Builders of accurate rifles agree if the barrel's movement can't be eliminated, the next best thing is that it move consistently with each shot... That's why good shooting rifles have stiff "heavy" barrels and their actions are firmly bedded in the stock with nothing touching the barrel in front of the receiver (Free Floating)...


Originally Posted By spork:
I have heard that free-floating isn't practical for those who don't use match ammo. Is this true?

Free Floating will help improve accuracy with any ammo but will sustain better accuracy when using match ammo...
Link Posted: 1/4/2006 4:46:49 PM EST
Free floating does not make a barrel not string as it heats up. Many bolt guns have barrels that purposely make the stock contact the barrel to keep POI shift down as the barrel will walk more when free floated with a thin hunting barrel.
Link Posted: 1/4/2006 4:55:30 PM EST

I have heard that free-floating isn't practical for those who don't use match ammo. Is this true?

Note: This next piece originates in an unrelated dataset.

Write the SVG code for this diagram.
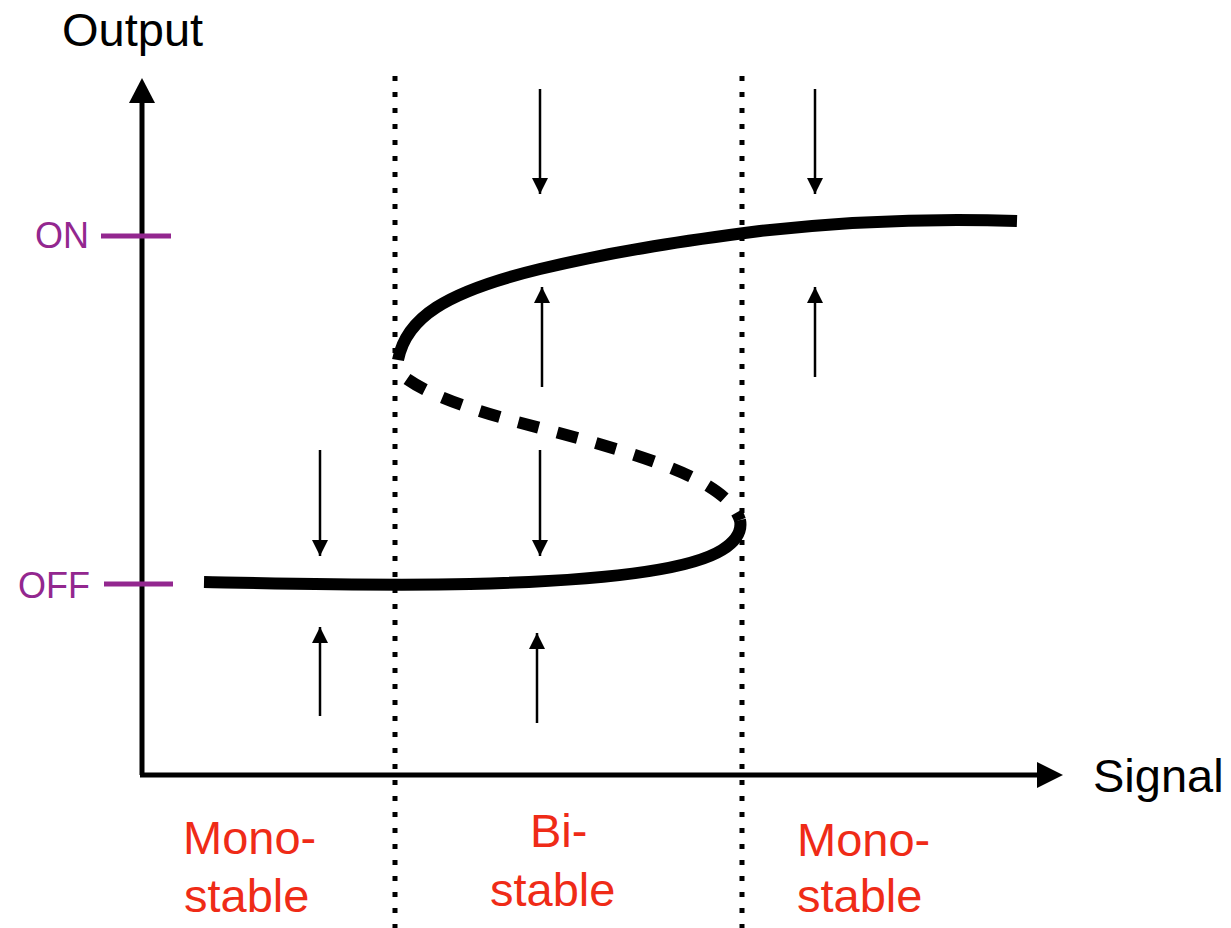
<svg xmlns="http://www.w3.org/2000/svg" width="1231" height="928" viewBox="0 0 1231 928">
<style>
.axis{stroke:#000;stroke-width:5;fill:none}
.tick{stroke:#93278F;stroke-width:5}
.tlab{font-family:"Liberation Sans",Arial,sans-serif;font-size:36px;fill:#93278F;text-anchor:end}
.alab{font-family:"Liberation Sans",Arial,sans-serif;font-size:47px;fill:#000}
.reg{font-family:"Liberation Sans",Arial,sans-serif;font-size:47px;fill:#EF2B17}
.dot{stroke:#000;stroke-width:5;stroke-dasharray:5 11;fill:none}
.curve{stroke:#000;stroke-width:12;fill:none}
.flow{stroke:#000;stroke-width:2.5;fill:none;marker-end:url(#ah)}
</style>
<defs>
<marker id="ah" markerUnits="userSpaceOnUse" viewBox="0 0 16 16" markerWidth="16" markerHeight="16" refX="16" refY="8" orient="auto">
<path d="M0,0 L16,8 L0,16 Z" fill="#000"/>
</marker>
</defs>
<g id="axes">
<line class="axis" x1="142" y1="775" x2="142" y2="100"/>
<path d="M129,103 L142,78 L155,103 Z" fill="#000"/>
<line class="axis" x1="140" y1="775" x2="1040" y2="775"/>
<path d="M1037,762 L1063,775 L1037,788 Z" fill="#000"/>
<text class="alab" x="62" y="46">Output</text>
<text class="alab" x="1093" y="792" font-size="45">Signal</text>
</g>
<g id="ticks">
<line class="tick" x1="101" y1="236" x2="171" y2="236"/>
<text class="tlab" x="89" y="248">ON</text>
<line class="tick" x1="104" y1="584" x2="173" y2="584"/>
<text class="tlab" x="90" y="598">OFF</text>
</g>
<g id="boundaries">
<line class="dot" x1="395" y1="76" x2="395" y2="928"/>
<line class="dot" x1="742" y1="76" x2="742" y2="928"/>
</g>
<g id="curves">
<path id="upper" class="curve" d="M398,360 C406,318 445,292 540,269 C620,250 690,240 760,231 C850,221 930,218 1017,221"/>
<path id="middle" class="curve" stroke-dasharray="21 19" d="M407,379 C430,395 470,410 540,428 C610,446 670,464 705,484 C725,496 735,506 740,520"/>
<path id="lower" class="curve" d="M204,582 C300,584 380,586 470,584 C600,581 690,570 722,550 C738,540 742,530 740,520"/>
</g>
<g id="connectors">
<line class="flow" x1="540" y1="89" x2="540" y2="194"/>
<line class="flow" x1="815" y1="89" x2="815" y2="194"/>
<line class="flow" x1="542" y1="387" x2="542" y2="287"/>
<line class="flow" x1="815" y1="377" x2="815" y2="287"/>
<line class="flow" x1="320" y1="450" x2="320" y2="556"/>
<line class="flow" x1="540" y1="450" x2="540" y2="556"/>
<line class="flow" x1="320" y1="716" x2="320" y2="627"/>
<line class="flow" x1="537" y1="723" x2="537" y2="633"/>
</g>
<g id="regions">
<text class="reg" x="183" y="854">Mono-</text>
<text class="reg" x="184" y="912">stable</text>
<text class="reg" x="530" y="847">Bi-</text>
<text class="reg" x="490" y="906">stable</text>
<text class="reg" x="797" y="856">Mono-</text>
<text class="reg" x="797" y="912">stable</text>
</g>
</svg>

This is a true statement. if your going to shoot the common 5.56MM surplus XM 193,Q3131,Wolf ect, the free float will not enhance your performance to a level where the average shooter with average skill is going to notice. Most shooters are average skill level. Just a plain fact. if your not going to enhance your accuacy with good ammo, why bother floating the barrel.

Link Posted: 1/4/2006 9:40:50 PM EST
Thank you very much for the info. I'll will go with the free float.

Does anyone know when the Midwest Industries free float forearm for midlengths will be available?
Link Posted: 1/4/2006 11:59:27 PM EST
I just did mine becaue I thought it would help cool the gun down faster and looked kewl... IT seems to do the job too, i dont' know if it cools faster or doesnt' get as hot but it sure SEEMS to be cooler to the touch.